Could we use typing.NamedTuple to make this easier to read?

class PipelineFailureSensorCursor(NamedTuple):
    record_id: int
    update_timestamp: str

    def is_valid(json_str):
        if json_str is None:
            return False
            obj = deserialize_json_to_dagster_namedtuple(json_str)
            return isinstance(obj, PipelineFailureSensorCursor)
        except JSONDecodeError:
            return False

    def to_json(self):
        return serialize_dagster_namedtuple(self)

    def from_json(json_str):
        return deserialize_json_to_dagster_namedtuple(json_str)

recend -> recent


Small thing, but it's a little bit dangerous to include a comment about how a function is implemented at a call site for that function - the implementation could change and the comment would end up inaccurate.


I don't think the parentheses around record_id, event_record are required.


It's a little bit weird to just ignore this parameter. I know it puts us in a tough spot, because if we honor it, we face the clock skew issue.

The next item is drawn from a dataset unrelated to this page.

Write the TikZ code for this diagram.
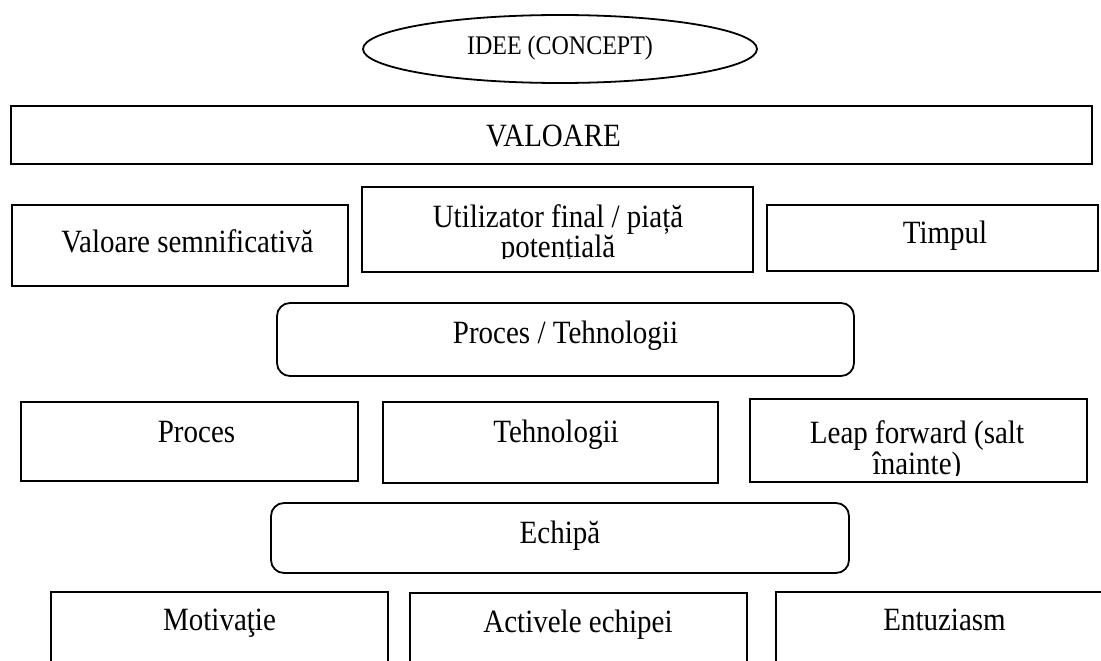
\documentclass[tikz,border=0pt]{standalone}
\usepackage{graphicx}
\usepackage{fontspec}
\setmainfont{Liberation Serif}
\usetikzlibrary{shapes.geometric}
\newcommand{\vstretch}[1]{\scalebox{1}[1.12]{#1}}
\begin{document}
\begin{tikzpicture}[x=1pt,y=-1pt,
  box/.style={draw=black, line width=1.8pt, rectangle, inner sep=0pt},
  rbox/.style={box, rounded corners=13pt},
  oval/.style={draw=black, line width=1.8pt, ellipse, inner sep=0pt},
  txt/.style={inner sep=0pt, anchor=base, font=\fontsize{29}{31}\selectfont},
  stxt/.style={txt, font=\fontsize{24}{26}\selectfont}]
\clip (0,0) rectangle (1101,661);
\fill[white] (0,0) rectangle (1101,661);
% concept
\node[oval, minimum width=394pt, minimum height=68pt] (idee) at (560,49) {};
\node[stxt] (tidee) at (560,55) {\vstretch{IDEE (CONCEPT)}};
% value
\node[box, minimum width=1081pt, minimum height=58pt] (valoare) at (551.5,135) {};
\node[txt] (tvaloare) at (553.5,146) {\vstretch{VALOARE}};
% row 1
\node[box, minimum width=336pt, minimum height=81pt] (semn) at (180,245.5) {};
\node[txt] (tsemn) at (187.5,252) {\vstretch{Valoare semnificativă}};
\node[box, minimum width=391pt, minimum height=85pt] (util) at (557.5,229.5) {};
\begin{scope}
\clip (362,187) rectangle (753,258.5);
\node[txt] (tutil) at (558,227) {\vstretch{Utilizator final / piață}};
\node[txt] (tutilb) at (558,257.5) {\vstretch{potențială}};
\end{scope}
\node[box, minimum width=331pt, minimum height=66pt] (timp) at (932.5,238) {};
\node[txt] (ttimp) at (945,243) {\vstretch{Timpul}};
% process / technology
\node[rbox, minimum width=577pt, minimum height=73pt] (proctehn) at (565.5,339.5) {};
\node[txt] (tproctehn) at (565.5,343) {\vstretch{Proces / Tehnologii}};
% row 2
\node[box, minimum width=337pt, minimum height=79pt] (proc) at (189.5,441.5) {};
\node[txt] (tproc) at (196.5,442) {\vstretch{Proces}};
\node[box, minimum width=335pt, minimum height=81pt] (tehn) at (550.5,442.5) {};
\node[txt] (ttehn) at (556,442) {\vstretch{Tehnologii}};
\node[box, minimum width=337pt, minimum height=83pt] (leap) at (918.5,440.5) {};
\begin{scope}
\clip (750,399) rectangle (1087,475.5);
\node[txt] (tleap) at (917,443) {\vstretch{Leap forward (salt}};
\node[txt] (tleapb) at (917,474) {\vstretch{înainte)}};
\end{scope}
% team
\node[rbox, minimum width=578pt, minimum height=70pt] (echipa) at (560,538) {};
\node[txt] (techipa) at (560,543) {\vstretch{Echipă}};
% row 3
\node[box, minimum width=337pt, minimum height=108pt] (motiv) at (219.5,646) {};
\node[txt] (tmotiv) at (219.5,630) {\vstretch{Motivaţie}};
\node[box, minimum width=337pt, minimum height=107pt] (activ) at (578.5,646.5) {};
\node[txt] (tactiv) at (578,632) {\vstretch{Activele echipei}};
\node[box, minimum width=344pt, minimum height=108pt] (entuz) at (948,646) {};
\node[txt] (tentuz) at (944.5,630) {\vstretch{Entuziasm}};
\end{tikzpicture}
\end{document}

Not sure what the best solution is - maybe the event log should expose some sort of boolean that expresses whether it can be queried by cursor?

yuhan marked 3 inline comments as done.



typing.NamedTuple doesn't check types at runtime. we will need runtime type check for checking is_valid, for example, if we change the type of update_timestamp, we would want is_valid to return False (dagster.check will error and therefore the func will return False, but typing.NamedTuple will pass and we will miss this backcompat check)


good point. a similar comment is also included in SqliteEventLogStorage.get_event_rows. will refer to that instead of expanding here


how about making it _run_updated_after and therefore when someone passes it in, they really mean to use it.

alternatively, we could warn that run_updated_after is ignored - but the downside is basically the warning shows up every time bc sqlite is the rare case.

going with the private arg for now.


Ah I see. That will raise an error though, not False, right? Because check errors are not JSONDecodeErrors?


Agree on the downside about that warning. @alangenfeld do you have an opinion on the private arg? I don't love it, but I'd be ok with it if you're OK with it.


ya i updated the except to capture all Exception. open to suggestion tho


should still feed mypy types using the less-nice NamedTuple set-up


what do you think about generalizing the cursor and allowing it flow through in after_cursor (and probably before_cursor)? EventsCursor, GlobalEventsCursor, AllEventsCursor

then each impl can unpack and discard/use what it wants and its contained within the impl


i think thats a brilliant idea! will do

yuhan marked 2 inline comments as done.
  • EventsCursor(id, run_updated_after)
  • remove before_cursor bc we are not using it and implementing it in sqlite requires run storage breaking change (run storage now only allows updated_after). if we need it later, we can add it back and update the PipelineRunsFilter to take run_updated_before.



It's best to be as specific as possible with excepts. I think except (JSONDecodeError, CheckError) would cover all cases?

This revision is now accepted and ready to land.Tue, Jun 8, 3:58 PM

nit: mypy the new functions


should we have this and EventsCursor they seem kind of redundant (if we made EventCursor serdes)

think except (JSONDecodeError, CheckError) would cover all cases?

instead of CheckError I recently added a DeserializationError in the serdes module

yuhan marked an inline comment as done.
  • depends on D8299
  • specific except
  • mypy

PipelineFailureSensorCursor is the sensor's cursor while EventsCursor is a wrapper for storage cursor. At the moment they are kinda redundant (PipelineFailureSensorCursor does the serdes plus the validation and init) , but I'd prefer to separate these two to avoid future confusion.

If later we think they will be the same, we can drop this wrapper as it's just an internal representation.